Tilbury Fabrics, Inc. v. Stillwater, Inc.

N.Y.

Court: New York Court of Appeals

Citations: 56 N.Y.2d 624, 450 N.Y.S.2d 478, 435 N.E.2d 1093, 1982 N.Y. LEXIS 3292

Decision Date: 4/6/1982

Jurisdiction: NY

Bluebook Citation: Tilbury Fabrics, Inc. v. Stillwater, Inc., 56 N.Y.2d 624, 450 N.Y.S.2d 478, 435 N.E.2d 1093, 1982 N.Y. LEXIS 3292 (1982)

More Cases: N.Y. decisions from 1982

In the Matter of Tilbury Fabrics, Inc., Respondent, v Stillwater, Inc., Appellant.

Attorneys

  • APPEARANCES OF COUNSEL
  • Harlan M. Lazarus and Lester A. Lazarus for appellant.
  • Harry Shapiro for respondent.
majority

Memorandum.

The order of the Appellate Division should be affirmed, with costs.

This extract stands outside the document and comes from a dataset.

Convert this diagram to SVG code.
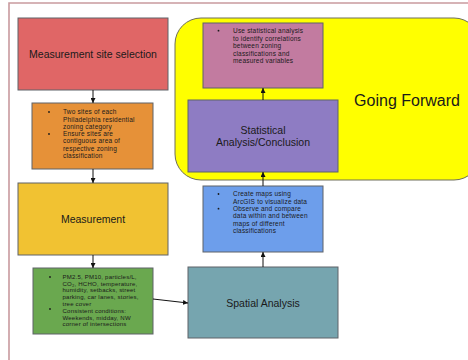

Since it does not appear from this record that Stillwater raised the one-year contractual Statute of Limitations defense in a motion to stay arbitration or before the arbitrators, it was waived (CPLR 7502, subd [b]; 7503). In any event, since compliance with the contractual period of limitation, if it were raised, would have been a question for the arbitrators (Matter of County of Rockland [Primiano Constr. Co.], 51 NY2d 1, 9, n 2), the point would fall to the rule that an error of law committed by the arbitrator is an insufficient basis to vacate an award (see Matter of Granite Worsted Mills [Aaronson Cowen, Ltd.], 25 NY2d 451, 454-455).

As to the argument that the counterclaims were so vaguely described that Stillwater was unable to ascertain the subject matter of the dispute, this issue has not been preserved. It simply was that the scope of the arbitration was limited to the three contracts which were the basis for the institution of the arbitration.

Finally, as to the assertion that the award left it uncertain whether Tilbury had been awarded consequential damages, suffice it to say that “the mere possibility” that such damages, award of which was expressly prohibited by the contract, indeed were included, is not enough to permit the award to be disturbed (Matter of Granite Worsted Mills [Aaronson Cowen, Ltd.], supra, at pp 455-456).

Chief Judge Cooke and Judges Jasen, Gabrielli, Jones, Wachtler and Fuchsberg concur; Judge Meyer taking no part.

Order affirmed, with costs, in a memorandum.